LOUISVILLE, Ky. (AP) - Senate Majority Leader Mitch McConnell acknowledged Monday that opponents of President Donald Trump's declaration of a national emergency along the U.S.-Mexico border have enough votes in the Republican-led Senate to prevail on a resolution aimed at blocking the move.
McConnell, who fell in line behind Trump despite his own misgivings about the declaration, said Trump will veto the resolution and that it's likely to be sustained in Congress. McConnell's remarks in his home state came after fellow Kentucky Sen. Rand Paul became the latest GOP lawmaker to say he can't go along with the White House on the emergency declaration.
"I think what is clear in the Senate is there will be enough votes to pass the resolution of disapproval, which will then be vetoed by the president and then, in all likelihood, the veto will be upheld in the House," McConnell told reporters.
Besides Paul, other Republican senators who have announced they'll defy Trump on the issue are Susan Collins of Maine, Lisa Murkowski of Alaska and Thom Tillis of North Carolina. With those four, and assuming that all 47 Democrats and their independent allies go against Trump, that would give opponents 51 votes - just past the majority needed.

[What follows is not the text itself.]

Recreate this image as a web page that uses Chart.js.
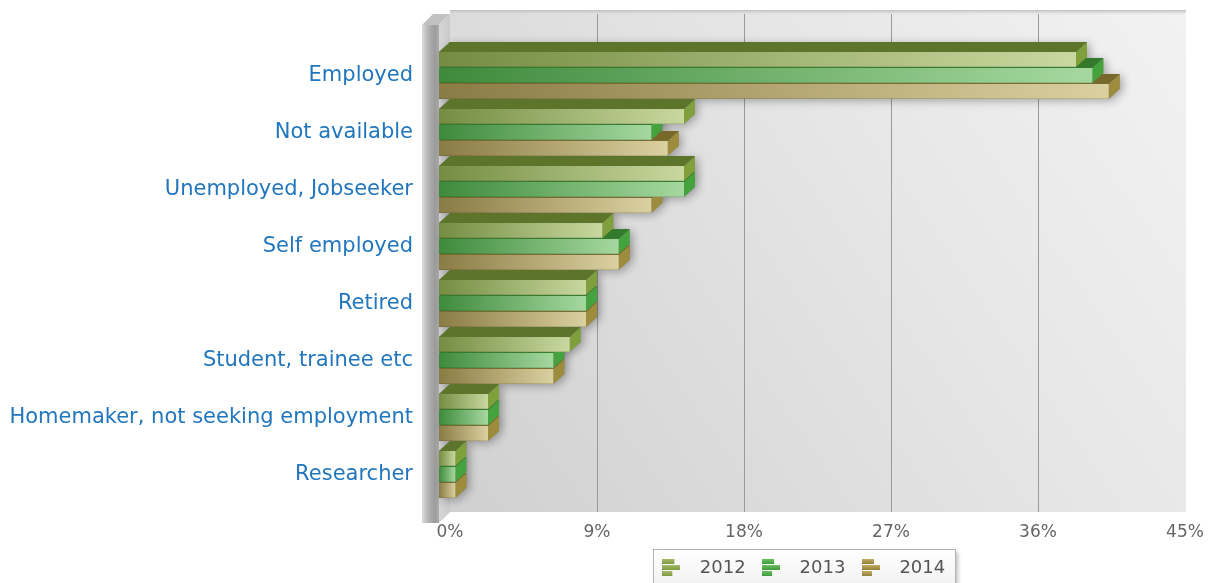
<!DOCTYPE html>
<html>
<head>
<meta charset="utf-8">
<script src="https://cdn.jsdelivr.net/npm/chart.js@4.4.1/dist/chart.umd.min.js"></script>
<style>
  html, body { margin: 0; padding: 0; background: #fff; }
</style>
</head>
<body>
<canvas id="occupationChart" width="1223" height="583"></canvas>
<script>
const categories = [
  'Employed',
  'Not available',
  'Unemployed, Jobseeker',
  'Self employed',
  'Retired',
  'Student, trainee etc',
  'Homemaker, not seeking employment',
  'Researcher',
];
const years = ['2012', '2013', '2014'];
const share2012 = [39, 15, 15, 10, 9, 8, 3, 1];
const share2013 = [40, 13, 15, 11, 9, 7, 3, 1];
const share2014 = [41, 14, 13, 11, 9, 7, 3, 1];
const xTicks = [0, 9, 18, 27, 36, 45];

// depth of the fake 3d
const DX = 11, DY = 10;

const faces = [
  { front: ['#748d42', '#c8d89f'], top: '#5c752b', side: '#80a03e', icon: ['#a6bb6c', '#7d9a3f'] },
  { front: ['#3e8a3c', '#a5d89f'], top: '#347a2d', side: '#45a33d', icon: ['#6cc060', '#3f9a3a'] },
  { front: ['#8b7b44', '#dad0a0'], top: '#77692c', side: '#9c8c3b', icon: ['#c2ac62', '#93803a'] },
];

const poly = (ctx, pts) => {
  ctx.beginPath();
  ctx.moveTo(pts[0][0], pts[0][1]);
  pts.slice(1).forEach(p => ctx.lineTo(p[0], p[1]));
  ctx.closePath();
};

const makeIcon = (colors) => {
  const c = document.createElement('canvas');
  c.width = 18; c.height = 18;
  const g = c.getContext('2d');
  [[0, 12], [6, 18], [12, 10]].forEach(([y, w]) => {
    const grd = g.createLinearGradient(0, y, 0, y + 5);
    grd.addColorStop(0, colors[0]);
    grd.addColorStop(1, colors[1]);
    g.fillStyle = grd;
    g.fillRect(0, y, w, 5);
  });
  return c;
};
const icons = faces.map(f => makeIcon(f.icon));

const backdrop = {
  id: 'backdrop',
  afterLayout(chart) {
    const lg = chart.legend;
    lg.left -= 8; lg.right -= 8;
    lg.top += 4; lg.bottom += 4;
  },
  beforeDraw(chart) {
    const { ctx, chartArea: a, scales: { x } } = chart;
    ctx.save();
    ctx.fillStyle = '#fff';
    ctx.fillRect(0, 0, chart.width, chart.height);

    const wl = a.left + DX, wr = a.right + DX + 1, wt = a.top - 37, wb = a.bottom + 9;
    const wall = ctx.createLinearGradient(wl, wb, wr, wt);
    wall.addColorStop(0, '#d0d0d0');
    wall.addColorStop(0.6, '#e6e6e6');
    wall.addColorStop(1, '#f2f2f2');
    ctx.fillStyle = wall;
    ctx.fillRect(wl, wt, wr - wl, wb - wt);
    const rim = ctx.createLinearGradient(0, wt, 0, wt + 5);
    rim.addColorStop(0, '#bdbdbd');
    rim.addColorStop(1, 'rgba(220,220,220,0)');
    ctx.fillStyle = rim;
    ctx.fillRect(wl, wt, wr - wl, 5);

    ctx.strokeStyle = '#9a9a9a';
    ctx.lineWidth = 1;
    x.ticks.forEach(t => {
      if (t.value <= x.min || t.value >= x.max) return;
      const px = Math.round(x.getPixelForValue(t.value) + DX) + 0.5;
      ctx.beginPath();
      ctx.moveTo(px, wt + 4);
      ctx.lineTo(px, wb);
      ctx.stroke();
    });

    // left slab
    const sx0 = a.left - 17, sx1 = a.left, sy0 = a.top - 22, sy1 = wb + DY + 1, st = sy0 - DY - 1;
    const side = ctx.createLinearGradient(sx1, 0, sx1 + DX, 0);
    side.addColorStop(0, '#d6d6d6');
    side.addColorStop(1, '#cacaca');
    ctx.fillStyle = side;
    poly(ctx, [[sx1, sy0], [sx1 + DX, st], [sx1 + DX, wb], [sx1, sy1]]);
    ctx.fill();
    ctx.fillStyle = '#c2c2c2';
    poly(ctx, [[sx0, sy0], [sx0 + DX, st], [sx1 + DX, st], [sx1, sy0]]);
    ctx.fill();
    const front = ctx.createLinearGradient(sx0, 0, sx1, 0);
    front.addColorStop(0, '#dcdcdc');
    front.addColorStop(0.35, '#b6b6b6');
    front.addColorStop(0.75, '#9c9c9c');
    front.addColorStop(1, '#adadad');
    ctx.fillStyle = front;
    ctx.fillRect(sx0, sy0, sx1 - sx0, sy1 - sy0);

    // legend frame
    const lg = chart.legend;
    const hb = lg.legendHitBoxes;
    if (hb && hb.length) {
      const last = hb[hb.length - 1];
      const l = Math.round(hb[0].left) + 1.5, r = Math.round(last.left + last.width) + 10.5;
      const t = Math.round(lg.top) - 3.5, b = chart.height + 5;
      ctx.shadowColor = 'rgba(0,0,0,0.25)';
      ctx.shadowBlur = 4;
      ctx.shadowOffsetX = 2;
      ctx.shadowOffsetY = 2;
      const bg = ctx.createLinearGradient(0, t, 0, b);
      bg.addColorStop(0, '#ffffff');
      bg.addColorStop(1, '#f1f1f1');
      ctx.fillStyle = bg;
      ctx.fillRect(l, t, r - l, b - t);
      ctx.shadowColor = 'transparent';
      ctx.strokeStyle = '#b4b4b4';
      ctx.strokeRect(l, t, r - l, b - t);
    }
    ctx.restore();
  }
};

const blocks = {
  id: 'blocks',
  afterDatasetsDraw(chart) {
    const ctx = chart.ctx;
    const bars = [];
    for (let i = categories.length - 1; i >= 0; i--) {
      for (let d = years.length - 1; d >= 0; d--) {
        const el = chart.getDatasetMeta(d).data[i];
        const { x, y, base, height } = el.getProps(['x', 'y', 'base', 'height'], true);
        bars.push({ d, l: base, r: x, t: y - height / 2, b: y + height / 2 });
      }
    }
    const outline = s => [[s.l, s.t], [s.l + DX, s.t - DY], [s.r + DX, s.t - DY], [s.r + DX, s.b - DY], [s.r, s.b], [s.l, s.b]];

    ctx.save();
    ctx.shadowColor = 'rgba(0,0,0,0.3)';
    ctx.shadowBlur = 8;
    ctx.shadowOffsetX = 3;
    ctx.shadowOffsetY = 2;
    ctx.fillStyle = '#8a8a8a';
    bars.forEach(s => { poly(ctx, outline(s)); ctx.fill(); });
    ctx.shadowColor = 'transparent';

    bars.forEach(s => {
      const f = faces[s.d];
      ctx.fillStyle = f.side;
      poly(ctx, [[s.r, s.t], [s.r + DX, s.t - DY], [s.r + DX, s.b - DY], [s.r, s.b]]);
      ctx.fill();
      ctx.fillStyle = f.top;
      poly(ctx, [[s.l, s.t], [s.l + DX, s.t - DY], [s.r + DX, s.t - DY], [s.r, s.t]]);
      ctx.fill();
      const g = ctx.createLinearGradient(s.l, 0, s.r, 0);
      g.addColorStop(0, f.front[0]);
      g.addColorStop(1, f.front[1]);
      ctx.fillStyle = g;
      ctx.fillRect(s.l, s.t, s.r - s.l, s.b - s.t);
      ctx.fillStyle = 'rgba(0,0,0,0.12)';
      ctx.fillRect(s.l, s.b - 1, s.r - s.l, 1);
    });
    ctx.restore();
  }
};

new Chart(document.getElementById('occupationChart'), {
  type: 'bar',
  data: {
    labels: categories,
    datasets: [share2012, share2013, share2014].map((values, i) => ({
      label: years[i],
      data: values,
      backgroundColor: 'rgba(0,0,0,0)',
      borderWidth: 0,
      categoryPercentage: 0.84,
      barPercentage: 0.94,
    })),
  },
  options: {
    indexAxis: 'y',
    responsive: false,
    animation: false,
    layout: { padding: { top: 47, right: 49, bottom: 0, left: 0 } },
    scales: {
      x: {
        min: 0,
        max: 45,
        afterBuildTicks: s => { s.ticks = xTicks.map(v => ({ value: v })); },
        afterFit: s => { s.height = 46; },
        grid: { display: false, drawTicks: false },
        border: { display: false },
        ticks: {
          labelOffset: DX,
          padding: 19,
          color: '#666',
          font: { family: 'DejaVu Sans', size: 17 },
          callback: v => v + '%',
        },
      },
      y: {
        afterFit: s => { s.width = 439; },
        grid: { display: false, drawTicks: false },
        border: { display: false },
        ticks: {
          padding: 26,
          color: '#2176bd',
          font: { family: 'DejaVu Sans', size: 21 },
        },
      },
    },
    plugins: {
      tooltip: { enabled: false },
      legend: {
        position: 'bottom',
        fullSize: false,
        labels: {
          usePointStyle: true,
          pointStyleWidth: 39,
          padding: 6,
          color: '#555',
          font: { family: 'DejaVu Sans', size: 18 },
          generateLabels: chart => chart.data.datasets.map((ds, i) => ({
            text: ds.label,
            pointStyle: icons[i],
            fillStyle: 'transparent',
            strokeStyle: 'transparent',
            lineWidth: 0,
            hidden: false,
            datasetIndex: i,
            fontColor: '#555',
          })),
        },
      },
    },
  },
  plugins: [backdrop, blocks],
});
</script>
</body>
</html>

Paul told reporters Monday that based on conversations with colleagues, there are "at least 10" GOP senators prepared to vote to nullify Trump's move. The vote is expected next week.
The Democratic-led House recently voted to upend Trump's declaration, which he declared to circumvent Congress and funnel billions of extra dollars to erecting his proposed border wall.
Asked Monday if the Senate can try to amend the resolution, McConnell said senators have been consulting with the parliamentarian about "what options there are, if any."
McConnell, who has worked closely with Trump on the tax system overhaul, the selection of conservative judges and other issues, acknowledged he had counseled the president against making the declaration. The Senate leader said he's worried that Trump's move would set a precedent for future Democratic presidents to make such a declaration for their own purposes.
"That's one reason I argued, obviously without success to the president, that he not take this route," McConnell said.
Many lawmakers opposed to the emergency declaration say it tramples Congress' constitutional power to control spending. They also are concerned Trump would siphon money from home-state projects to barrier construction.
McConnell didn't comment Monday on Paul's position on the declaration. At a GOP dinner this past weekend in Kentucky, Paul said: "I can't vote to give the president the power to spend money that hasn't been appropriated by Congress.